→ The problem
From the very first line of the data to the line containing "y_range = (198.5, 480.5)", retype everything exactly, leaving the pictures behind.

────────────────

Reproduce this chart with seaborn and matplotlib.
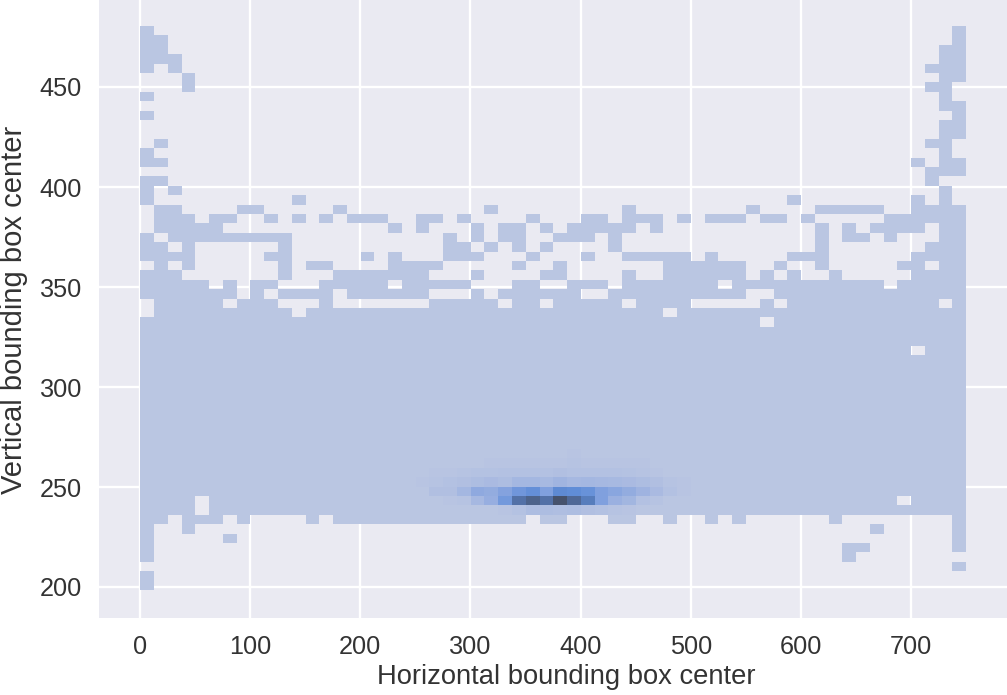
import numpy as np
import pandas as pd
import seaborn as sns
import matplotlib
matplotlib.use("Agg")
import matplotlib.pyplot as plt

x_label = "Horizontal bounding box center"
y_label = "Vertical bounding box center"
x_ticks = [0, 100, 200, 300, 400, 500, 600, 700]
y_ticks = [200, 250, 300, 350, 400, 450]

n_bins = 60
x_range = (0.5, 750.0)
y_range = (198.5, 480.5)

# Occupied columns for each histogram row, top row first
occupied = [
    "0,59", "0,1,59", "0,1,58,59", "0-2,58,59", "0,2,57-59", "3,58,59",
    "3,57,58", "0,58", "58,59", "0,59", "58,59", "58,59", "1,57,58", "0,58",
    "0,1,56,58,59", "57-59", "0,1,57", "0,2,58", "0,11,47,56,58",
    "1,2,7,8,14,25,35,44,49-53,56-59",
    "1-3,5,6,9,11,13,15-17,20,21,23,28,32,33,35-37,39,41-43,45,46,48,54-59",
    "1-5,18,20,24,26,27,29,31-35,37,49,51,53-56,58,59",
    "0,2-10,22,24,26,27,30-32,34,49,51,52,54,58,59",
    "0,1,3,10,22,23,25,27,29,34,49,57-59",
    "0-3,9,10,16,18,22-24,28,32,35-39,41,47-49,56-59",
    "1,3,10,12,13,18-21,27,30,38-43,46,49,55,56,58,59",
    "0-2,10,14-20,24,29,30,35,38-43,45,47,50,56-59",
    "0-4,6,8,9,13-17,19-23,27,28,31-33,35-41,43-53,55-59",
    "0-6,8,10-13,15-20,24,26-31,34-43,46-59",
    "1-5,7-9,13,21-25,27,28,30-34,36-39,45,47-57,59",
    "1-10,12-37,39-59",
    "0-44,46-59", "0-59", "0-59", "0-55,57-59", "0-59", "0-59", "0-59", "0-59",
    "0-59", "0-59", "0-59", "0-59", "0-59", "0-59", "0-59", "0-59", "0-59",
    "0-59",
    "0-59",
    "0-3,5-54,56-59", "0-3,5-59",
    "0,1,3,4,5,7,12,14-27,29,30,34,35,38,41,43,50,59",
    "0,3,53,59", "0,6,59", "0,51,52,59", "0,51", "59", "0", "0",
]

# Counts of the dense cluster: row -> (first column, counts)
cluster = {
    45: (26, [1, 1, 1, 1, 1, 2, 1, 1, 1]),
    46: (22, [1, 1, 1, 2, 2, 2, 2, 2, 2, 3, 2, 2, 2, 2, 2, 1]),
    47: (20, [1, 2, 2, 3, 4, 4, 5, 5, 5, 5, 6, 5, 5, 5, 5, 4, 3, 2, 1]),
    48: (19, [1, 2, 3, 5, 6, 8, 10, 8, 13, 13, 11, 15, 12, 13, 12, 11, 10, 8, 6, 3, 2, 1]),
    49: (20, [1, 6, 6, 13, 24, 22, 30, 40, 46, 32, 50, 48, 44, 32, 27, 22, 16, 10, 5, 2, 1]),
    50: (22, [2, 3, 12, 20, 38, 72, 85, 72, 100, 80, 62, 32, 18, 14, 5, 3]),
    51: (25, [1, 2, 4, 8, 8, 7, 8, 6, 5, 3, 2]),
}


def parse_columns(spec):
    columns = []
    for part in spec.split(","):
        if "-" in part:
            first, last = part.split("-")
            columns.extend(range(int(first), int(last) + 1))
        else:
            columns.append(int(part))
    return columns


x_width = (x_range[1] - x_range[0]) / n_bins
y_width = (y_range[1] - y_range[0]) / n_bins
records = []
for row, spec in enumerate(occupied):
    row_center = y_range[1] - (row + 0.5) * y_width
    first, counts = cluster.get(row, (0, []))
    for column in parse_columns(spec):
        offset = column - first
        count = counts[offset] if 0 <= offset < len(counts) else 0
        records.append((x_range[0] + (column + 0.5) * x_width, row_center, max(count, 1)))
table = pd.DataFrame(records, columns=["horizontal", "vertical", "count"])

sns.set_theme()
plt.rcParams["font.family"] = ["Liberation Sans", "DejaVu Sans"]

fig = plt.figure(figsize=(10.07, 6.95), dpi=100)
ax = fig.add_axes([99 / 1007, 1 - 618 / 695, 908 / 1007, 620 / 695])
sns.histplot(data=table, x="horizontal", y="vertical", weights="count",
             bins=n_bins, binrange=(x_range, y_range), ax=ax)
ax.set_xlim(-37, 787)
ax.set_ylim(184.5, 494.5)
ax.set_xticks(x_ticks)
ax.set_yticks(y_ticks)
ax.set_xlabel(x_label, fontsize=19.7, va="center", color=".2")
ax.set_ylabel(y_label, fontsize=21, va="center", color=".2")
ax.xaxis.set_label_coords((566.5 - 99) / 908, (618 - 677) / 620)
ax.yaxis.set_label_coords((14 - 99) / 908, (618 - 310) / 620)
ax.tick_params(labelsize=18.2, pad=6.2, labelcolor=".2")
ax.grid(True, color="white", linewidth=1.7)
for spine in ax.spines.values():
    spine.set_visible(False)
fig.savefig("out.png", dpi=100)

────────────────

→ The result
Reproduce this chart with seaborn and matplotlib.
import numpy as np
import pandas as pd
import seaborn as sns
import matplotlib
matplotlib.use("Agg")
import matplotlib.pyplot as plt

x_label = "Horizontal bounding box center"
y_label = "Vertical bounding box center"
x_ticks = [0, 100, 200, 300, 400, 500, 600, 700]
y_ticks = [200, 250, 300, 350, 400, 450]

n_bins = 60
x_range = (0.5, 750.0)
y_range = (198.5, 480.5)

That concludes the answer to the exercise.